EXERCISE INSTRUCTIONS: Your task is to reproduce, verbatim and without pictures, the lines from the opening of the listing through the line containing "tick_labels = months[::3]".

INPUT ROWS:

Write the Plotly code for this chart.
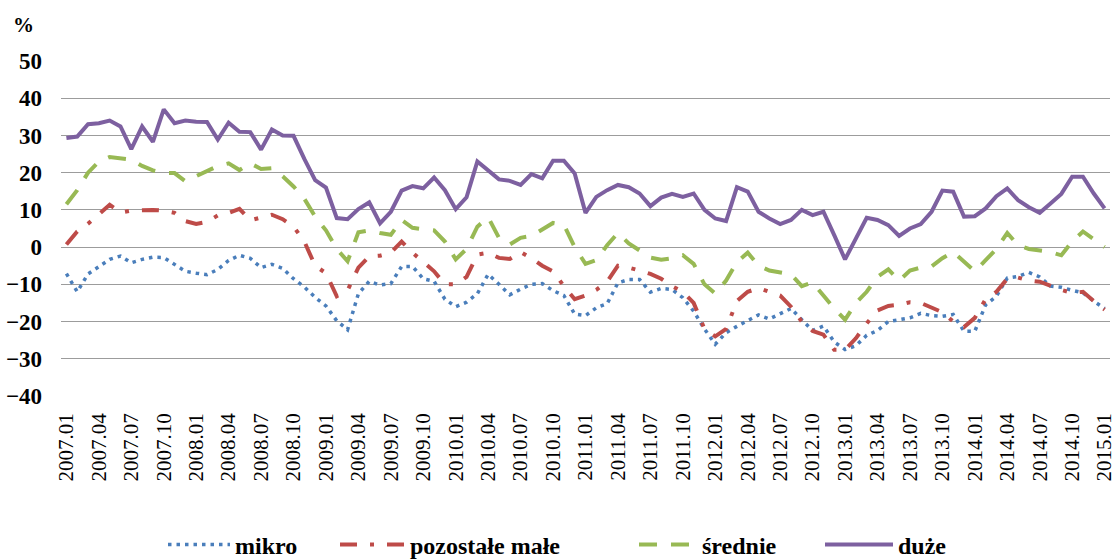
import plotly.graph_objects as go

years = list(range(2007, 2016))
months = [f"{y}.{m:02d}" for y in years for m in range(1, 13)]
months = months[:months.index("2015.01") + 1]
tick_labels = months[::3]

mikro = [-7.1, -12, -7.2, -5.2, -3.3, -2.4, -4.2, -3.3, -2.7, -2.8,
         -4.6, -6.5, -7, -7.4, -6, -3.6, -2.2, -3, -5.5, -4.6,
         -5.7, -8.5, -10.7, -13.5, -15.8, -19.8, -22.2, -12.5, -9.2, -10.2,
         -9.8, -5.2, -5.2, -8.5, -9.2, -14, -16, -14.8, -12.5, -7.3,
         -10, -12.8, -11.3, -10, -9.8, -11.7, -13, -18, -18.4, -16.3,
         -15.2, -9.6, -8.7, -8.7, -12.1, -11.1, -11.4, -13.6, -17.2, -22,
         -26.1, -23, -21.3, -19.7, -18.2, -19.3, -17.8, -16.5, -19.5, -22.4,
         -21.2, -25.5, -27.5, -26.5, -23.7, -22.4, -20, -19.6, -19, -17.8,
         -18.4, -18.6, -18.1, -22.6, -22.6, -15.5, -13.2, -8.3, -7.9, -6.8,
         -8, -10.5, -10.8, -11.6, -12.3, -14.5, -16.5]

pozostale_male = [0.7, 4.2, 6.3, 9, 11.4, 9.3, 9.8, 9.9, 10, 9.8,
                  9.2, 7, 6.2, 6.8, 8.5, 9.2, 10.3, 7.2, 8, 8.7,
                  7.5, 5.5, 1.5, -5, -7, -13.2, -11.6, -5.5, -2.5, -2.3,
                  -1.5, 1.5, -1.5, -4, -6.5, -10, -10, -8, -2, -1.5,
                  -2.9, -3.2, -1.3, -3, -5, -6.5, -10.5, -14, -13, -11.5,
                  -9.3, -5, -5.5, -6.3, -7.2, -8.5, -10.5, -12, -15, -22,
                  -24, -22, -14.5, -12, -11, -12, -13, -16, -20, -22.5,
                  -23.5, -27.6, -27.6, -24.5, -20.5, -17, -15.8, -15.5, -14.8, -15,
                  -16.3, -17.5, -20, -21.5, -19, -14, -12, -8.5, -8.2, -9,
                  -9.3, -10.5, -11.5, -12.3, -12, -14.5, -16.8]

srednie = [11.5, 15.3, 20, 23, 24.2, 23.8, 23.5, 21.8, 20.6, 19.9,
           19.9, 17.7, 19, 20.4, 21.8, 22.5, 20.7, 22.5, 21, 21.2,
           19, 16.3, 13, 8.2, 4.5, -0.5, -3.8, 4, 4.5, 3.8,
           3.3, 7.3, 5.2, 4.8, 4.5, 1.5, -3.3, -0.5, 5.5, 8,
           2.5, 0.7, 2.5, 3, 4.7, 6.5, 6, 0, -4.5, -3.5,
           0.5, 3.8, 1, -1, -2.8, -3.4, -3, -2.2, -4.5, -10,
           -12.5, -9, -4, -1.5, -5, -6.3, -6.8, -7.3, -10.5, -9.5,
           -13, -16.5, -19.5, -15, -12, -8, -6, -9, -6.3, -5.5,
           -5.2, -3, -1.3, -4, -6.5, -3.5, -0.5, 3.8, 0.5, -0.5,
           -1, -1.3, -2.2, 1.5, 4.2, 2, 0]

duze = [29.3, 29.7, 33, 33.3, 34, 32.4, 26.3, 32.4, 28.3, 37,
        33.3, 34, 33.7, 33.6, 28.9, 33.4, 31, 30.9, 26.2, 31.6,
        30, 29.9, 23.7, 18, 16, 7.8, 7.5, 10.2, 12, 6.4,
        9.5, 15.2, 16.4, 15.8, 18.7, 15.3, 10.2, 13.4, 23, 20.7,
        18.2, 17.8, 16.7, 19.6, 18.5, 23.2, 23.2, 19.8, 9.2, 13.5,
        15.3, 16.7, 16.1, 14.4, 11, 13.3, 14.3, 13.5, 14.4, 10,
        7.7, 7, 16.1, 14.9, 9.5, 7.7, 6.2, 7.3, 10, 8.6,
        9.5, 3.2, -3.3, 2.3, 7.9, 7.3, 5.9, 3, 5, 6.2,
        9.5, 15.2, 14.9, 8.2, 8.3, 10.4, 13.7, 15.8, 12.6, 10.7,
        9.2, 11.7, 14.3, 18.9, 18.9, 14.4, 10.4]

series_names = ["mikro", "pozostałe małe", "średnie", "duże"]
y_ticks = list(range(-40, 51, 10))

FONT = "Liberation Serif"
W, H = 1117, 559

fig = go.Figure()
styles = [
    dict(color="#4A7EBB", width=3.5, dash="3.5px,5px"),
    dict(color="#BE4B48", width=4, dash="17px,13px,4px,13px"),
    dict(color="#98B954", width=4, dash="18px,14px"),
    dict(color="#7D60A0", width=4),
]
legend_ids = ["legend", "legend2", "legend3", "legend4"]
legend_x = [163, 335, 634, 820]
legend_widths = [62, 65, 58, 68]
for name, vals, st, lid in zip(series_names, [mikro, pozostale_male, srednie, duze], styles, legend_ids):
    fig.add_trace(go.Scatter(x=months, y=vals, name=name, mode="lines", line=st,
                             legend=lid))

legend_common = dict(orientation="h", xref="container", yref="container",
                     xanchor="left", yanchor="middle", y=1 - 545 / H,
                     bgcolor="rgba(0,0,0,0)", borderwidth=0,
                     font=dict(family=FONT, size=24, weight="bold", color="black"))
legend_layout = {}
for lid, lx, lw in zip(legend_ids, legend_x, legend_widths):
    legend_layout[lid] = dict(legend_common, x=lx / W, itemwidth=lw)

fig.update_layout(
    width=W, height=H,
    margin=dict(l=61, r=7, t=61, b=163, autoexpand=False),
    paper_bgcolor="white", plot_bgcolor="white",
    font=dict(family=FONT, color="black"),
    showlegend=True,
    xaxis=dict(type="category", tickmode="array", tickvals=tick_labels,
               ticktext=tick_labels, tickangle=-90, showgrid=False,
               showline=False, ticks="", ticklabelstandoff=12,
               tickfont=dict(family=FONT, size=21, color="black"),
               range=[-0.5, len(months) - 0.5], automargin=False),
    yaxis=dict(range=[-40, 50], tickvals=y_ticks, showgrid=True,
               gridcolor="#9C9C9C", gridwidth=1.3, zeroline=False,
               showline=False, ticks="", ticklabelstandoff=18, automargin=False,
               tickfont=dict(family=FONT, size=23, weight="bold", color="black")),
    annotations=[dict(text="<b>%</b>", xref="paper", yref="paper",
                      x=(23 - 61) / (W - 61 - 7), y=1 + (61 - 25) / (H - 61 - 163),
                      xanchor="center", yanchor="middle", showarrow=False,
                      font=dict(family=FONT, size=21, color="black"))],
    **legend_layout,
)

fig.write_html("out.html", config={"displayModeBar": False},
               post_script="document.body.style.margin='0';")
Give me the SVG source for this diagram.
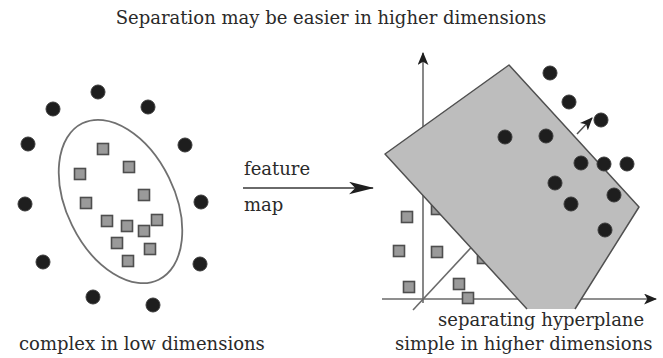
<svg xmlns="http://www.w3.org/2000/svg" width="663" height="358" viewBox="0 0 663 358">
  <style>
    .lbl { font-family: "DejaVu Serif", "Liberation Serif", serif; font-size: 18px; fill: #2a2a2a; }
    .dot { fill: #1e1e1e; stroke: #3a3a3a; stroke-width: 1; }
    .sq { fill: #9a9a9a; stroke: #4e4e4e; stroke-width: 1.6; }
    .axis { stroke: #6a6a6a; stroke-width: 1.6; fill: none; }
    .plane { fill: #bdbdbd; stroke: none; }
    .edge { fill: none; stroke: #505050; stroke-width: 1.5; stroke-linejoin: round; }
  </style>
  <defs>
    <marker id="head" viewBox="0 0 12 10" refX="11" refY="5" markerUnits="userSpaceOnUse" markerWidth="13" markerHeight="11" orient="auto">
      <path d="M0,0 L12,5 L0,10 L3,5 Z" fill="#1e1e1e"/>
    </marker>
    <marker id="bighead" viewBox="0 0 24 12" refX="23" refY="6" markerUnits="userSpaceOnUse" markerWidth="25" markerHeight="13" orient="auto">
      <path d="M0,0 L24,6 L0,12 L6,6 Z" fill="#1e1e1e"/>
    </marker>
    <rect id="sqr" x="-5.5" y="-5.5" width="11" height="11"/>
  </defs>

  <rect width="663" height="358" fill="#ffffff"/>

  <!-- captions -->
  <g id="title">
    <text class="lbl" x="331" y="24" text-anchor="middle">Separation may be easier in higher dimensions</text>
  </g>
  <g id="caption-left">
    <text class="lbl" x="19" y="350">complex in low dimensions</text>
  </g>
  <g id="caption-right">
    <text class="lbl" x="438" y="326">separating hyperplane</text>
    <text class="lbl" x="395" y="350">simple in higher dimensions</text>
  </g>

  <!-- low-dimensional data: ring of dots around a cluster of squares -->
  <g id="low-dim">
    <ellipse cx="120.5" cy="201.5" rx="54" ry="87" transform="rotate(-26 120.5 201.5)" fill="none" stroke="#707070" stroke-width="1.8"/>
    <g class="sq">
      <use href="#sqr" x="103" y="149"/>
      <use href="#sqr" x="129" y="167"/>
      <use href="#sqr" x="80" y="174"/>
      <use href="#sqr" x="144" y="195"/>
      <use href="#sqr" x="86" y="203"/>
      <use href="#sqr" x="107" y="221"/>
      <use href="#sqr" x="157" y="220"/>
      <use href="#sqr" x="127" y="226"/>
      <use href="#sqr" x="144" y="231"/>
      <use href="#sqr" x="117" y="243"/>
      <use href="#sqr" x="150" y="249"/>
      <use href="#sqr" x="128" y="261"/>
    </g>
    <g class="dot">
      <circle cx="98" cy="92" r="7"/>
      <circle cx="53" cy="109" r="7"/>
      <circle cx="148" cy="107" r="7"/>
      <circle cx="28" cy="144" r="7"/>
      <circle cx="185" cy="145" r="7"/>
      <circle cx="25" cy="204" r="7"/>
      <circle cx="201" cy="202" r="7"/>
      <circle cx="43" cy="262" r="7"/>
      <circle cx="200" cy="264" r="7"/>
      <circle cx="93" cy="297" r="7"/>
      <circle cx="153" cy="305" r="7"/>
    </g>
  </g>

  <!-- feature map connector -->
  <g id="connectors">
    <line x1="243" y1="188" x2="373" y2="188" stroke="#6a6a6a" stroke-width="2.2" marker-end="url(#bighead)"/>
    <text class="lbl" x="244" y="175">feature</text>
    <text class="lbl" x="244" y="211">map</text>
  </g>

  <!-- high-dimensional data with separating hyperplane -->
  <g id="high-dim">
    <line class="axis" x1="423" y1="303" x2="423" y2="53" marker-end="url(#head)"/>
    <line class="axis" x1="382" y1="299" x2="656" y2="299" marker-end="url(#head)"/>
    <line class="axis" x1="413" y1="310" x2="480" y2="238"/>
    <g class="sq">
      <use href="#sqr" x="407" y="217"/>
      <use href="#sqr" x="399" y="251"/>
      <use href="#sqr" x="409" y="287"/>
      <use href="#sqr" x="437" y="252"/>
      <use href="#sqr" x="437" y="209"/>
      <use href="#sqr" x="459" y="284"/>
      <use href="#sqr" x="468" y="298"/>
      <use href="#sqr" x="483" y="258"/>
    </g>
    <polygon class="plane" points="385,154 509,65 639,207 575,309 527,309"/>
    <polyline class="edge" points="527,309 385,154 509,65 639,207 575,309"/>
    <g class="dot">
      <circle cx="550" cy="73" r="7"/>
      <circle cx="569" cy="102" r="7"/>
      <circle cx="601" cy="120" r="7"/>
      <circle cx="505" cy="137" r="7"/>
      <circle cx="546" cy="136" r="7"/>
      <circle cx="581" cy="163" r="7"/>
      <circle cx="604" cy="164" r="7"/>
      <circle cx="627" cy="164" r="7"/>
      <circle cx="555" cy="183" r="7"/>
      <circle cx="614" cy="195" r="7"/>
      <circle cx="571" cy="204" r="7"/>
      <circle cx="605" cy="230" r="7"/>
    </g>
    <line x1="577" y1="134" x2="592" y2="118" stroke="#505050" stroke-width="1.5" marker-end="url(#head)"/>
  </g>
</svg>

RESPONSE TO THE TASK:
Write the Plotly code for this chart.
import plotly.graph_objects as go

years = list(range(2007, 2016))
months = [f"{y}.{m:02d}" for y in years for m in range(1, 13)]
months = months[:months.index("2015.01") + 1]
tick_labels = months[::3]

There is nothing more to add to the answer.